» GOAL OF THE EXERCISE:
Repeat the span of the entries below that starts at the line with "Output the Python" and ends at the line with "from bokeh.resources import INLINE", nothing more. Skip the pictures.

----------

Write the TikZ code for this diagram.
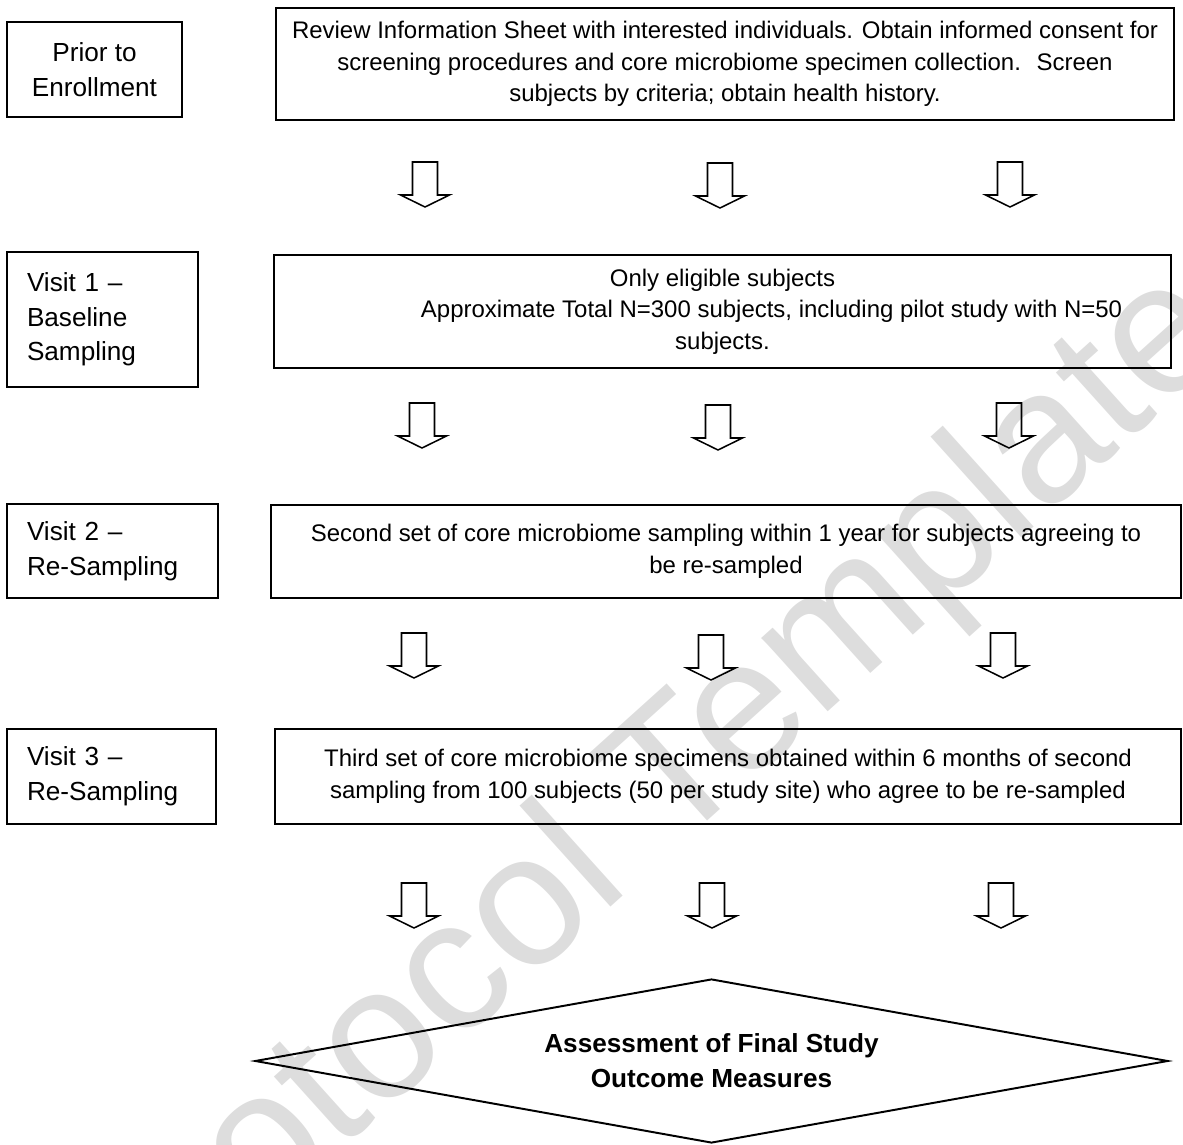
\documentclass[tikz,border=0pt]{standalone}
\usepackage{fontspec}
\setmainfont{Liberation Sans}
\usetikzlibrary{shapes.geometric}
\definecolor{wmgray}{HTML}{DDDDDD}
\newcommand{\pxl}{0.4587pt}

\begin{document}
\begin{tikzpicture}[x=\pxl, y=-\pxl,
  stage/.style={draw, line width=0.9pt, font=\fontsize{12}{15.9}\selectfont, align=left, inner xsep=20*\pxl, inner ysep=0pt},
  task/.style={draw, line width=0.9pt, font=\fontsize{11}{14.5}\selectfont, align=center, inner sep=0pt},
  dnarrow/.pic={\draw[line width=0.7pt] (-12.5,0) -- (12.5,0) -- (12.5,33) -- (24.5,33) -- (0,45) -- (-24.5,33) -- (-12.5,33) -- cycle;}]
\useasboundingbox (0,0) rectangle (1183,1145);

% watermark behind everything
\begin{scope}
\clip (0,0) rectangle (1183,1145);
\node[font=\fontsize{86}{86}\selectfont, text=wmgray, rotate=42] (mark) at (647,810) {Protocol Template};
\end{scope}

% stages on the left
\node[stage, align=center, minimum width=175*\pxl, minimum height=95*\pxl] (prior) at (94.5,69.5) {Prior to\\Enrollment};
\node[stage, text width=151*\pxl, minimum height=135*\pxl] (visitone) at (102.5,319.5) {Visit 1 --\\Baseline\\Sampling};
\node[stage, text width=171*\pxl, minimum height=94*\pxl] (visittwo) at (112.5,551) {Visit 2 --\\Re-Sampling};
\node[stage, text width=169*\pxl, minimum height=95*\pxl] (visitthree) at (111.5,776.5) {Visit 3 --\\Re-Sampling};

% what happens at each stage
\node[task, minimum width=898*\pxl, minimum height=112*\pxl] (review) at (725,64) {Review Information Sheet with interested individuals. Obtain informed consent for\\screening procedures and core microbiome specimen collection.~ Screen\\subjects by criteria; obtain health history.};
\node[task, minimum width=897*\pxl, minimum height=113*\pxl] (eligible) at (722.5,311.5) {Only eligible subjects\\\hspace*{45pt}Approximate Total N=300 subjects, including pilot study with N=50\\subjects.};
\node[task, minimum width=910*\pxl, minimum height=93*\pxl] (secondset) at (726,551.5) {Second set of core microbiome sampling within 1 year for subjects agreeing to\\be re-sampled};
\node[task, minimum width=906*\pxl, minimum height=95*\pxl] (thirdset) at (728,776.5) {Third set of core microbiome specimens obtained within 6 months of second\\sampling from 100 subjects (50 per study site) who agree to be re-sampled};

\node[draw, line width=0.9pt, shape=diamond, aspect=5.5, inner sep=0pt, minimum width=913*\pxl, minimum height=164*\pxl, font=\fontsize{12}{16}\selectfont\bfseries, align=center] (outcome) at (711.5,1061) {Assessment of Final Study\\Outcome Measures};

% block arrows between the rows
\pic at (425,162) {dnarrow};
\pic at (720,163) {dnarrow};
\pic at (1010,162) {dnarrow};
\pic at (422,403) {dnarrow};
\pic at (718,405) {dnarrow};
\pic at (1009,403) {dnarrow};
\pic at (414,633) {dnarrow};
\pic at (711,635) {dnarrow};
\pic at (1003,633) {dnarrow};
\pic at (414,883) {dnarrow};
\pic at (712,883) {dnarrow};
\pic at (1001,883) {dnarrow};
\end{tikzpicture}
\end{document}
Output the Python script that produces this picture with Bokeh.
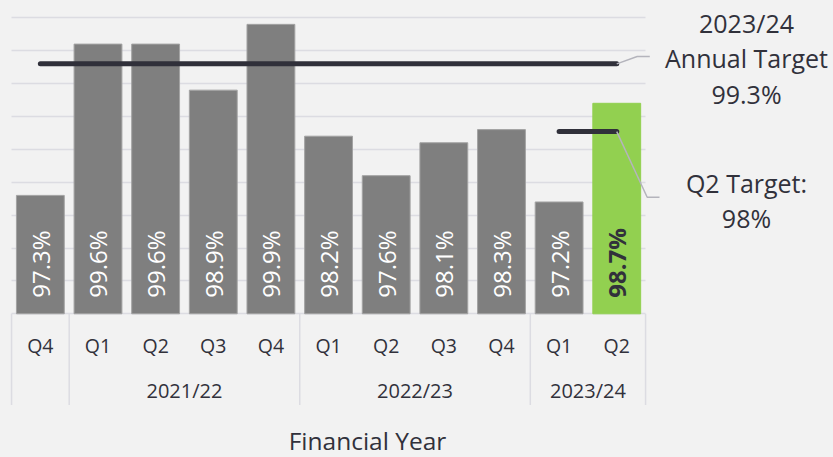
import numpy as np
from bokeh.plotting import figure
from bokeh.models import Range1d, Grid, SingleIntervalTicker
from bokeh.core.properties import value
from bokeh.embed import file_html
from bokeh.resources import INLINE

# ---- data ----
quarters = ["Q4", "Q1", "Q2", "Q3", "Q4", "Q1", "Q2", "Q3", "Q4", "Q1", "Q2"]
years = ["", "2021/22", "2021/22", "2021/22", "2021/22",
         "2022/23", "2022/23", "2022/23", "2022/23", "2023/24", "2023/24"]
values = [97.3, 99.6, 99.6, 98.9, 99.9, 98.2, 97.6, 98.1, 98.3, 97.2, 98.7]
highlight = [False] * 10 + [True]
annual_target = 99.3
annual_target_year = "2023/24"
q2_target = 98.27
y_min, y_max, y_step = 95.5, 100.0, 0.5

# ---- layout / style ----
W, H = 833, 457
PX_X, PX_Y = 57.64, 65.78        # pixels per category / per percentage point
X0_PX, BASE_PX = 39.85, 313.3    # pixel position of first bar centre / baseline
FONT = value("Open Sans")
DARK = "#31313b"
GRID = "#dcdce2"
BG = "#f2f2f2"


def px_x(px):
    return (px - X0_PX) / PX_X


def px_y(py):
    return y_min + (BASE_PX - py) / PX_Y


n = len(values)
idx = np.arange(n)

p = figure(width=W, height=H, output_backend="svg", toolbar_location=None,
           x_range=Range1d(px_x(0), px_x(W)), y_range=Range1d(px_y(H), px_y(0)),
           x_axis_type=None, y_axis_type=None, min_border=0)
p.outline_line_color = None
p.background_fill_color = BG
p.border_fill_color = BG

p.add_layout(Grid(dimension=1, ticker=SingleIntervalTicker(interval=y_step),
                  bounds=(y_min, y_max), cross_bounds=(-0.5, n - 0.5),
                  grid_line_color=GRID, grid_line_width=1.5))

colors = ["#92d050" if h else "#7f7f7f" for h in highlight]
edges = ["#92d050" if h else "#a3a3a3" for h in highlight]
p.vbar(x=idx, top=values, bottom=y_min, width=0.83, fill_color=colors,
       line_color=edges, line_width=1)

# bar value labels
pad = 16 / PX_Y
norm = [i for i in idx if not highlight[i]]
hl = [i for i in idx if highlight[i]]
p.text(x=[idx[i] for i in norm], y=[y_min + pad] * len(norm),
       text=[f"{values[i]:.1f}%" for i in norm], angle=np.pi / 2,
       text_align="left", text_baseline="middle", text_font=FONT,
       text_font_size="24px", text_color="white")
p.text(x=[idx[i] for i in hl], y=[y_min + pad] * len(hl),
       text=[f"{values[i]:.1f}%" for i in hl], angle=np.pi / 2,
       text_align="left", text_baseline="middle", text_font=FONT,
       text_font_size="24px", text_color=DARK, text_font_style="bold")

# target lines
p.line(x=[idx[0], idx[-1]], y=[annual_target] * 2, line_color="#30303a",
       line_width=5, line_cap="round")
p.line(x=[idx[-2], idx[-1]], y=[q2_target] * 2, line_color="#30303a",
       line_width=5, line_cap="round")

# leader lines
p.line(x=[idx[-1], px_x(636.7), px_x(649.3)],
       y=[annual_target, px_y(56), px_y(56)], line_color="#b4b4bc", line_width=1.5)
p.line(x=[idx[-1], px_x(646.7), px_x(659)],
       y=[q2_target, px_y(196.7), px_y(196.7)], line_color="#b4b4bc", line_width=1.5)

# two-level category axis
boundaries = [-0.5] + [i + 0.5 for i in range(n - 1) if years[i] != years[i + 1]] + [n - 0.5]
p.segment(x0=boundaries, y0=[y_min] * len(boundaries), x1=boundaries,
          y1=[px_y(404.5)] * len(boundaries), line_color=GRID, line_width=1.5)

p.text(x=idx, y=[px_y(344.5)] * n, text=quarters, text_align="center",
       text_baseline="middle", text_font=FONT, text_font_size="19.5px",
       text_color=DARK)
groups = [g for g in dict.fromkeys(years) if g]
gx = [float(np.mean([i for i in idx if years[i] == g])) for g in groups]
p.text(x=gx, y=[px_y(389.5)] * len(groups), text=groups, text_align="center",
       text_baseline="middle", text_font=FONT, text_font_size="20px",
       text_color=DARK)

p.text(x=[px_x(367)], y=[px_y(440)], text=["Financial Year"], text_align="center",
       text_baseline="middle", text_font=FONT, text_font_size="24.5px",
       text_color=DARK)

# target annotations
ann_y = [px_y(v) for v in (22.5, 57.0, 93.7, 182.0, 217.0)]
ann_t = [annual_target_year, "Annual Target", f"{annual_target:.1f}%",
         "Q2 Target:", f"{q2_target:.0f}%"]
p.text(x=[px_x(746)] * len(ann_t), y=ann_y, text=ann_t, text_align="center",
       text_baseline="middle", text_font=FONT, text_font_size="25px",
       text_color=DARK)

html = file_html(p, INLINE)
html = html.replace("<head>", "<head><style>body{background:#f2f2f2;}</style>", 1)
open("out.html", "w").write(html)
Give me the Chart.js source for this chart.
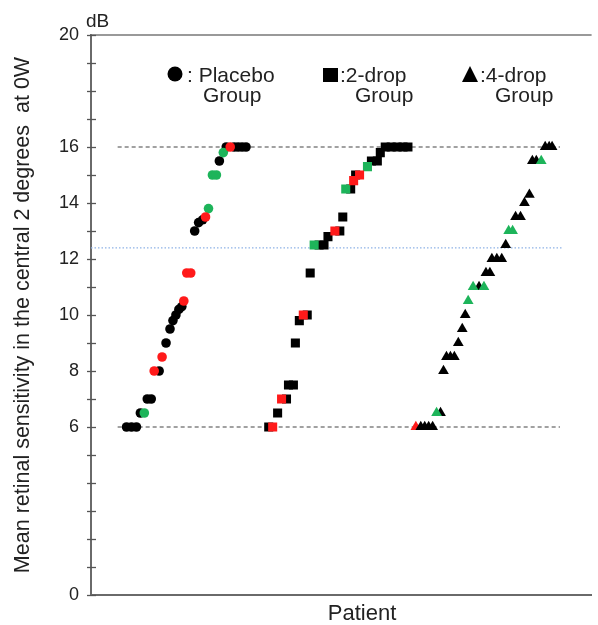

----------

» RESULT:
Output the Python script that produces this picture with Bokeh.
import numpy as np
from bokeh.plotting import figure
from bokeh.models import Range1d, Grid, SingleIntervalTicker
from bokeh.core.properties import value
from bokeh.embed import file_html
from bokeh.resources import INLINE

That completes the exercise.